Furthermore, as provided in the Restatement (Second) of Contracts § 349, the "injured party has a right to damages based on his reliance interest, including expenditures made in preparation for performance or in performance," but "less any *857 loss that the party in breach can prove with reasonable certainty the injured party would have suffered had the contract been performed." See L. Albert & Son v. Armstrong Rubber Co., 178 F.2d 182, 189 (2d Cir. 1949) (where Hand, J., writing for the court, stated, "[o]n principle therefore the proper solution would seem to be that the promisee may recover his outlay in preparation for the performance, subject to the privilege of the promisor to reduce it by as much as he can show that the promisee would have lost, if the contract had been performed").[6] In the instant case, Doering is seeking to recover expenditures made in preparation for performance or during performance, but has also demonstrated, through its own submissions, that the contract, as performed, had been a losing proposition since inception, separate and apart from the breach. In fact, the operating losses for the contract, while being performed by both parties, are exactly what Doering seeks to recover. We are, therefore, in the rare position of being able to judge with accuracy "what the fate of the venture would have been had it not been interrupted" by the defendant's breach. Fuller & Perdue, The Reliance Interest in Contract Damages, 46 Yale L.J. 52, 79 (1936). See L. Albert & Son v. Armstrong Rubber Co., supra at 189 ("It is often very hard to learn what the value of the performance would have been").

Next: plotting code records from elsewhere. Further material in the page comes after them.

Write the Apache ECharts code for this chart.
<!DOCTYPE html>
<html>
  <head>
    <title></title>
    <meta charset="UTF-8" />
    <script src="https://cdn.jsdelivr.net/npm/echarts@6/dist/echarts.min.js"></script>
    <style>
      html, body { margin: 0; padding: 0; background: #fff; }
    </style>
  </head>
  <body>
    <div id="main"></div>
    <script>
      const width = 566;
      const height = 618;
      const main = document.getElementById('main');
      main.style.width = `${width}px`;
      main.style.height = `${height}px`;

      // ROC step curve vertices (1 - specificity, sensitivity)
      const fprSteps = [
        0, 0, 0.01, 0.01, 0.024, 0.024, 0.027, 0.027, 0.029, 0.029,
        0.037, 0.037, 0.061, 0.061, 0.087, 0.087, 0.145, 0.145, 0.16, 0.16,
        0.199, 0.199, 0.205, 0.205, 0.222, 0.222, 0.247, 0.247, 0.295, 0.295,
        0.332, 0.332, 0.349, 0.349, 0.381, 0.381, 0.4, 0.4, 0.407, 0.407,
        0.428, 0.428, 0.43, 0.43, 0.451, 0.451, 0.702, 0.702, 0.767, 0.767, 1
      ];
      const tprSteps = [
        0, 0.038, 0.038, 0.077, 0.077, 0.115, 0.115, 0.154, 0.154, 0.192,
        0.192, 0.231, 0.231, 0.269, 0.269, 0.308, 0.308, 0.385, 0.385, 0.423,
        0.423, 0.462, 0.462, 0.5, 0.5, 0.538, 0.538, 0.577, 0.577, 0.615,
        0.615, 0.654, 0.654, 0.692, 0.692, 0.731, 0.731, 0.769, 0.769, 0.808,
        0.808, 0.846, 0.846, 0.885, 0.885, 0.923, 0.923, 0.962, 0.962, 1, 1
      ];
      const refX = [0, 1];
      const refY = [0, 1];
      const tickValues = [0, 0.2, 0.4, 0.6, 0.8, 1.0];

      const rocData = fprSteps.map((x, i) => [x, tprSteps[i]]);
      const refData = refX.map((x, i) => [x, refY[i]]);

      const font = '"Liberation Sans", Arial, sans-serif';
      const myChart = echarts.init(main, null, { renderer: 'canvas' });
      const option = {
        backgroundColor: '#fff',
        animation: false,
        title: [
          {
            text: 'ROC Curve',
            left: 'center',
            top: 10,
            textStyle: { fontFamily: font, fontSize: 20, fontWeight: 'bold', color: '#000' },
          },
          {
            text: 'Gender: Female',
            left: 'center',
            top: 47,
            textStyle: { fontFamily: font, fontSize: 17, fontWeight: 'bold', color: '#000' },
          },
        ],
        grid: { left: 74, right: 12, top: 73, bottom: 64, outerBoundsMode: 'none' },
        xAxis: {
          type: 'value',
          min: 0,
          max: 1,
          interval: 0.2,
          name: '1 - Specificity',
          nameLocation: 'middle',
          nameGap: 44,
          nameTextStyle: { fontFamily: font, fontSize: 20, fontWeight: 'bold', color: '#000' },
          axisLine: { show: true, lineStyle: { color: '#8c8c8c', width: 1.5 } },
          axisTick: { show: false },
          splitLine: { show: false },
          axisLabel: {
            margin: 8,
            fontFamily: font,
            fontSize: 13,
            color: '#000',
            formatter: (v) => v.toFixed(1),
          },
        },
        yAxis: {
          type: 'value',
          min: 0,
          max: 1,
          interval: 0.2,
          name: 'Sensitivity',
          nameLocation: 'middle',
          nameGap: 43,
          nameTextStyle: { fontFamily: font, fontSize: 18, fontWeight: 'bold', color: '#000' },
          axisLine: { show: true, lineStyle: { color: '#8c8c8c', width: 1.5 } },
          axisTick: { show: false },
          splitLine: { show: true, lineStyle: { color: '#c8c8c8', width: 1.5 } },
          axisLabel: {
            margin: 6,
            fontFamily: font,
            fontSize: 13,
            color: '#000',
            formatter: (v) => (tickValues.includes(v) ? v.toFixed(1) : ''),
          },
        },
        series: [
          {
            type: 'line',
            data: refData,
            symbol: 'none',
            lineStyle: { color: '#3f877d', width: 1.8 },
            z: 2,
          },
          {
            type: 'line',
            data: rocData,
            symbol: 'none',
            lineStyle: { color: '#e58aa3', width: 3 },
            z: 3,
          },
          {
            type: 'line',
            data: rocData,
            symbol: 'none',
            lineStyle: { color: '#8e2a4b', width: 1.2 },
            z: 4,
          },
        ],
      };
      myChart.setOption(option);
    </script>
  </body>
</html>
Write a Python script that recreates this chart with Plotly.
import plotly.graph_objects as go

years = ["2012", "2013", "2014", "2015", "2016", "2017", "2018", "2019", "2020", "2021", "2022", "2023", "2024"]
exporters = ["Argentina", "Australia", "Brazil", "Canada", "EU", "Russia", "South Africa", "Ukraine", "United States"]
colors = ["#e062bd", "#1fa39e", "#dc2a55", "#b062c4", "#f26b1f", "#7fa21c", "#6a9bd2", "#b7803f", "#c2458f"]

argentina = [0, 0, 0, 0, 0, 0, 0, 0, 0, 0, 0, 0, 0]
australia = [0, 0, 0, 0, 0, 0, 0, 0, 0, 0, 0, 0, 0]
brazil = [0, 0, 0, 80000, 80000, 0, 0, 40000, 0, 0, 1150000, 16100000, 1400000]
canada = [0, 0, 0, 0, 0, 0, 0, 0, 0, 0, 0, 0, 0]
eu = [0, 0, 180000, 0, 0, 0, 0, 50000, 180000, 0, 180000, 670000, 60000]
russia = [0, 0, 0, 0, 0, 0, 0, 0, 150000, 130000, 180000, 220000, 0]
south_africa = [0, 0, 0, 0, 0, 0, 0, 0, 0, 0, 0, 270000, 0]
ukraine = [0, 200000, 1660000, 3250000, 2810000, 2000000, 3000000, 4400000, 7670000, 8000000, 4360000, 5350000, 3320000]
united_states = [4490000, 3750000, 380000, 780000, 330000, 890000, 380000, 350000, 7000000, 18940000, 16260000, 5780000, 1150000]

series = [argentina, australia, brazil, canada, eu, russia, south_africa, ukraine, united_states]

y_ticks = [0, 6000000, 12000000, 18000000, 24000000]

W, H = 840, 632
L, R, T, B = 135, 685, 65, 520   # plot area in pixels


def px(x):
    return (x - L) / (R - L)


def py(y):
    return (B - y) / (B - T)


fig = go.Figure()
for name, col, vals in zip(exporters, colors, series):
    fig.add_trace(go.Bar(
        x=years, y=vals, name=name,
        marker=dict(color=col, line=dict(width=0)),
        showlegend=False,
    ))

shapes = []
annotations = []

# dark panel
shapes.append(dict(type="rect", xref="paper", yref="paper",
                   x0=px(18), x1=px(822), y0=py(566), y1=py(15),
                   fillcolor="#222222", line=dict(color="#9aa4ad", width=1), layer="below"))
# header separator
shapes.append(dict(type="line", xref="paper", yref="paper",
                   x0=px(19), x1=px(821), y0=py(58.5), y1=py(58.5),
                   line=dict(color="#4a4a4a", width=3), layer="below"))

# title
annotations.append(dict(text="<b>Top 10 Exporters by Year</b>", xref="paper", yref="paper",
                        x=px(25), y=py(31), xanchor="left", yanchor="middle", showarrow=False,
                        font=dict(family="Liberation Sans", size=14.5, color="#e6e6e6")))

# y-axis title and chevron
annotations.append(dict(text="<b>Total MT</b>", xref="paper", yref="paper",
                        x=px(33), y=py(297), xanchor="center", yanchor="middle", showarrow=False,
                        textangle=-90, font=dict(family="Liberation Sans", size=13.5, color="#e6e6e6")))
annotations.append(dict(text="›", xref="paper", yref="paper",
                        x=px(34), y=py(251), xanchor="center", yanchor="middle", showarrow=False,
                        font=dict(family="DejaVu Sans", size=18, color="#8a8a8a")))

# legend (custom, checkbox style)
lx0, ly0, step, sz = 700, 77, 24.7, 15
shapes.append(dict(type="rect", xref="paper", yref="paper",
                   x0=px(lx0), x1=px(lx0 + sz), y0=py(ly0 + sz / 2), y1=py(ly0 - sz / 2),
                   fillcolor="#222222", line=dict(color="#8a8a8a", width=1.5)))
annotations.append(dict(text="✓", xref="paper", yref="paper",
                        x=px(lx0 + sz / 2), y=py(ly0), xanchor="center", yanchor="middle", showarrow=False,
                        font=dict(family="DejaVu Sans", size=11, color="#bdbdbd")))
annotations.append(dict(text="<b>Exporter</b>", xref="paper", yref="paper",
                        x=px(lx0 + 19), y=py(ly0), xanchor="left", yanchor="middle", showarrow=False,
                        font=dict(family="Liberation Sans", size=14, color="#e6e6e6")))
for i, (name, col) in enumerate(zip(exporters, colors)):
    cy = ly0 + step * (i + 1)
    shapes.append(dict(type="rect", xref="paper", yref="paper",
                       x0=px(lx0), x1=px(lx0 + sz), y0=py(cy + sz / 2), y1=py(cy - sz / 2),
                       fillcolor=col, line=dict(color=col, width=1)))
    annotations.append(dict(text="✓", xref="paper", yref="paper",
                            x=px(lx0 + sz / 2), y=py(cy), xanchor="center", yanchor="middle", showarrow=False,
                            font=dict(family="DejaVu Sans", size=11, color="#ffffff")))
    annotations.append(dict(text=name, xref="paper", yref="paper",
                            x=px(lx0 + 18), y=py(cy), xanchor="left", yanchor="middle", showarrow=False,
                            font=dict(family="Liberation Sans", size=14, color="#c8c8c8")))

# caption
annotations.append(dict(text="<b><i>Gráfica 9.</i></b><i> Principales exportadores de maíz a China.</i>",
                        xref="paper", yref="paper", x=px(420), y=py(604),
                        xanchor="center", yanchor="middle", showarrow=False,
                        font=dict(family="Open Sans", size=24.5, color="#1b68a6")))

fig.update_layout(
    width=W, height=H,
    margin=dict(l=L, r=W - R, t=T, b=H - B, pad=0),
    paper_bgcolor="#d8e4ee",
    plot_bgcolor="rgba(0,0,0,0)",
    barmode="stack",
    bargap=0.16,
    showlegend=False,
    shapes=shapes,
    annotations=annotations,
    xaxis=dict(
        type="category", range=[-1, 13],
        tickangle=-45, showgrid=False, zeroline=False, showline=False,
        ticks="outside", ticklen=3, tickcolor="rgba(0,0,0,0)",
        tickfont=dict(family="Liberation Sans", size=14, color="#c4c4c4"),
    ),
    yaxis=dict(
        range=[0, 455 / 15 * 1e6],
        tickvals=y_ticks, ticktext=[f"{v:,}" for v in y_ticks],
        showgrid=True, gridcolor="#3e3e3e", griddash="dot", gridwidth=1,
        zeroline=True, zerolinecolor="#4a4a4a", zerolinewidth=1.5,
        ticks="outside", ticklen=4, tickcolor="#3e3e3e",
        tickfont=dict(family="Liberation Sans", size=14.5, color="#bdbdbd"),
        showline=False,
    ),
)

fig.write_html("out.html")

If Doering recovered its losses as requested, it would be in a better position than if the contract had been performed. This would violate the fundamental principle first articulated by Professor Fuller and thereafter adopted by Judge Learned Hand in Albert & Son v. Armstrong Rubber Co., id. at 191, the Restatement (Second) of Contracts, and this court in Lord's & Lady's Enterprises, Inc. v. John Paul Mitchell Sys., 46 Mass. App. Ct. at 270, that "[w]e will not in a suit for reimbursement for losses incurred in reliance on a contract knowingly put the plaintiff in a better position than he would have [been in] . . . *858 had the contract been fully performed." Fuller & Perdue, supra at 79. See Productora e Importadora de Papel v. Fleming, 376 Mass. 826, 839 (1978) (damage award "should be reduced, even to extinction, by the expenses that the breach" allowed the injured party to avoid). See also 3 Dobbs, Law of Remedies § 12.3(2), at 56-57 ("To allow reliance recovery in excess of the appropriate measure of expectancy would mean that the plaintiff would be better off by reason of the breach and recovery than he would have been upon full performance").[7]

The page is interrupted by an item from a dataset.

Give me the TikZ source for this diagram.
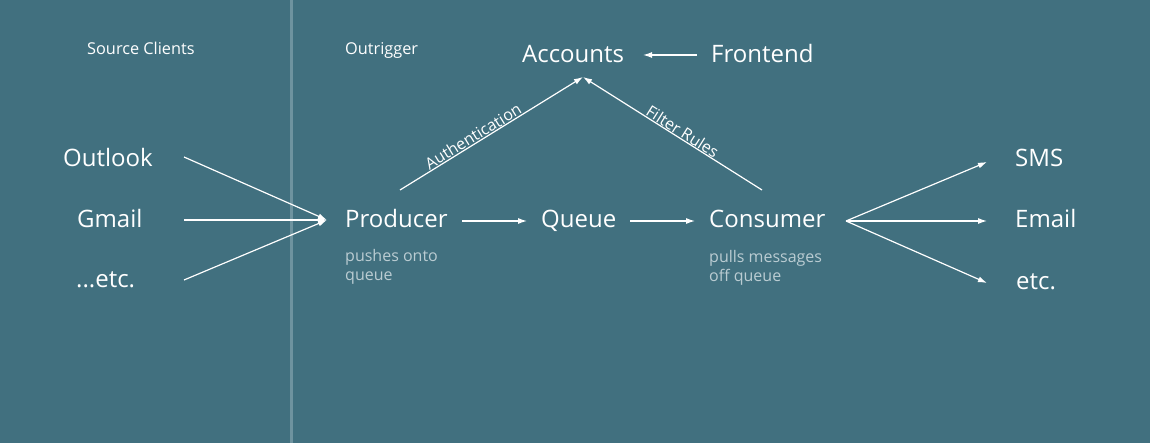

We also reject Doering's arguments that it suffered a G. L. c. 93A, § 11, violation, that is, a loss of money or property as a result of an unfair or deceptive act or practice. As previously explained, there is nothing in the record to establish that Deere's insistence that Doering purchase forty-four turf gators, the basis of the c. 93A claim, caused Doering any monetary damages apart from legal fees. Moreover, Doering was not "forced to incur" legal fees as a result of litigation initiated against it. See Tech Plus, Inc. v. Ansel, 59 Mass. App. Ct. 12, 21 (2003). Compare Columbia Chiropractic Group, Inc. v. Trust Ins. Co., 430 Mass. 60, 63 (1999) ("If a violation of G. L. c. 93A, § 11, forces another to incur attorney's fees, those fees are a loss of money or property and may be recovered as G. L. c. 93A damages"). Nor was it forced to incur fees to seek to enforce the contract that it claims was constructively terminated by the c. 93A violation. Rather, it brought suit to recover damages that we have concluded are unrelated to the unfair act or practice that forms the basis of the c. 93A claim. The expenditure of this type of attorney's fees does not represent a loss of money or property within the meaning of c. 93A, § 11.

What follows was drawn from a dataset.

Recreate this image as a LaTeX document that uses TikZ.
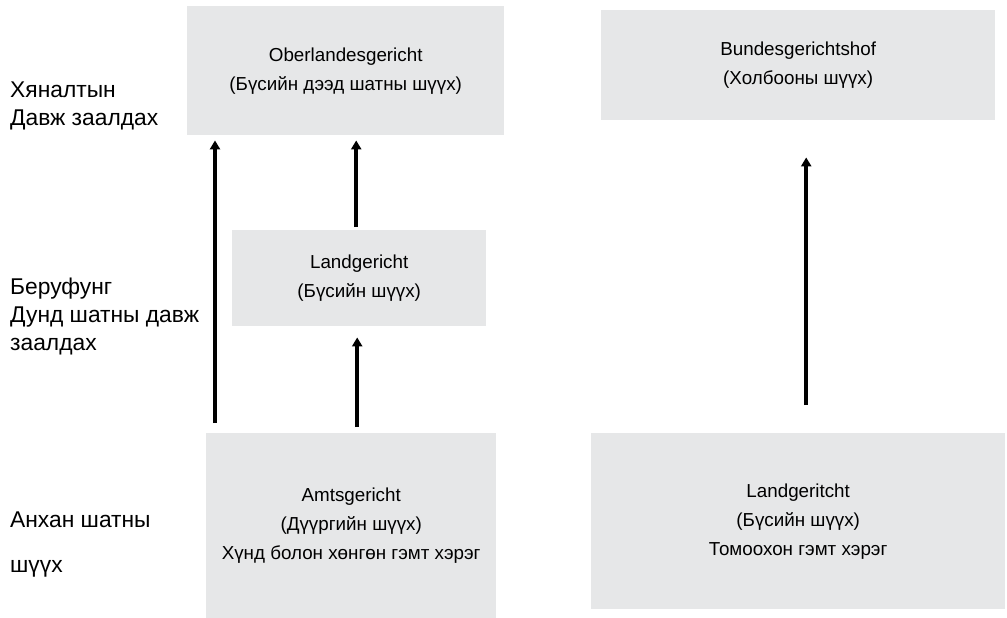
\documentclass[tikz,border=0pt]{standalone}
\usepackage{fontspec}
\setmainfont{Liberation Sans}
\usetikzlibrary{arrows.meta}
\definecolor{courtgray}{RGB}{230,231,232}
\tikzset{
  court/.style={fill=courtgray, inner sep=0pt, anchor=north west, align=center,
    font=\fontsize{18.8}{29}\selectfont},
  level/.style={inner sep=0pt, anchor=base west, align=left,
    font=\fontsize{22.8}{28}\selectfont},
  appeal/.style={line width=4pt, -{Triangle[width=10pt,length=9pt]}}
}
\begin{document}
\begin{tikzpicture}[x=1pt, y=-1pt]
\useasboundingbox (0,0) rectangle (1007,618);

\node[court, minimum width=317pt, minimum height=129pt] (OLG) at (187, 6) {Oberlandesgericht\\(Бүсийн дээд шатны шүүх)};
\node[court, minimum width=394pt, minimum height=110pt] (BGH) at (601, 10) {Bundesgerichtshof\\(Холбооны шүүх)};
\node[court, minimum width=254pt, minimum height=96pt] (LG) at (232, 230) {Landgericht\\(Бүсийн шүүх)};
\node[court, minimum width=290pt, minimum height=185pt] (AG) at (206, 433) {Amtsgericht\\(Дүүргийн шүүх)\\Хүнд болон хөнгөн гэмт хэрэг};
\node[court, minimum width=414pt, minimum height=176pt] (LGr) at (591, 433) {Landgeritcht\\(Бүсийн шүүх)\\Томоохон гэмт хэрэг};

\node[level] (Rev) at (10, 125) {Хяналтын\\Давж заалдах};
\node[level] (Ber) at (10, 350) {Беруфунг\\Дунд шатны давж\\заалдах};
\node[level, font=\fontsize{22.8}{45}\selectfont] (Anh) at (10, 572) {Анхан шатны\\шүүх};

\draw[appeal, shorten <=10pt, shorten >=5pt] ([xshift=9pt]AG.north west) -- ([xshift=9pt]AG.north west |- OLG.south);
\draw[appeal, shorten <=6pt, shorten >=11pt] ([xshift=6pt]AG.north) -- ([xshift=6pt]AG.north |- LG.south);
\draw[appeal, shorten <=3pt, shorten >=5pt] ([xshift=-3pt]LG.north) -- ([xshift=-3pt]LG.north |- OLG.south);
\draw[appeal, shorten <=28pt, shorten >=37pt] ([xshift=8pt]LGr.north) -- ([xshift=8pt]LGr.north |- BGH.south);
\end{tikzpicture}
\end{document}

Finally, Doering relies on G. L. c. 106, § 2-715(1), to recover its operating losses as "any reasonable expense incident" to Deere's breach of its obligation of good faith in its performance or enforcement of the contract. By the express terms of § 2-715(1), incidental damages are those resulting from the breach. *859 They may include, for example, "such costs as `expenses reasonably incurred in inspection, receipt, transportation and care and custody of goods rightfully rejected.'" Fortin v. Ox-Bow Marina, Inc., 408 Mass. 310, 321 n. 4 (1990), quoting from G. L. c. 106, § 2-715(1). The damages must therefore, at a minimum, bear some relationship to the breach. As there is no causal connection between the October turf gator demand and the operating losses, these losses cannot be recovered pursuant to G. L. c. 106, § 2-715(1).

Judgment affirmed.

NOTES

[1] Donald R. Doering and Barbara H. Doering.

[2] The area included most of Massachusetts.

[3] The statements were that (1) Deere had been poorly represented previously; (2) Deere had "an acceptable and complete product line" and would provide adequate support; and (3) Doering would be able to achieve profitability within three years.

[4] The judge denied Doering's motion for partial summary judgment, and granted summary judgment to Deere as to liability (contingent upon Deere's submission of a certified record of its filing with the Secretary of the Commonwealth in accordance with G. L. c. 181, § 4) on the counterclaim.

[5] Doering has not identified or argued, at least since the first summary judgment motion, any breach by Deere of the contract or the implied covenant of good faith occurring during the prior three-year period. Furthermore, it certainly has not alleged a breach during that three-year period causally connected to these losses, and not covered by the limitation of damages provision in the contract.

[6] We recognize that a "party standing in breach cannot insist on mathematical precision in the measurement of damages, and may expect some lack of sympathy when he claims that the loss would have been suffered even if breach had not occurred." Gilmore v. Century Bank & Trust Co., 20 Mass. App. Ct. 49, 55 (1985). Therefore, the burden is placed on the breaching party to establish the losses with "reasonable certainty." Restatement (Second) of Contracts at § 349.

[7] As the parties have not addressed the issue, and it is unnecessary to our decision, we do not address whether the contract's limitation of damages provision provides additional support for the rejection of these claims, particularly to the extent they sound in contract and not tort. See note 5, supra; Canal Elec. Co. v. Westinghouse Elec. Corp., 406 Mass. 369, 379 (1990).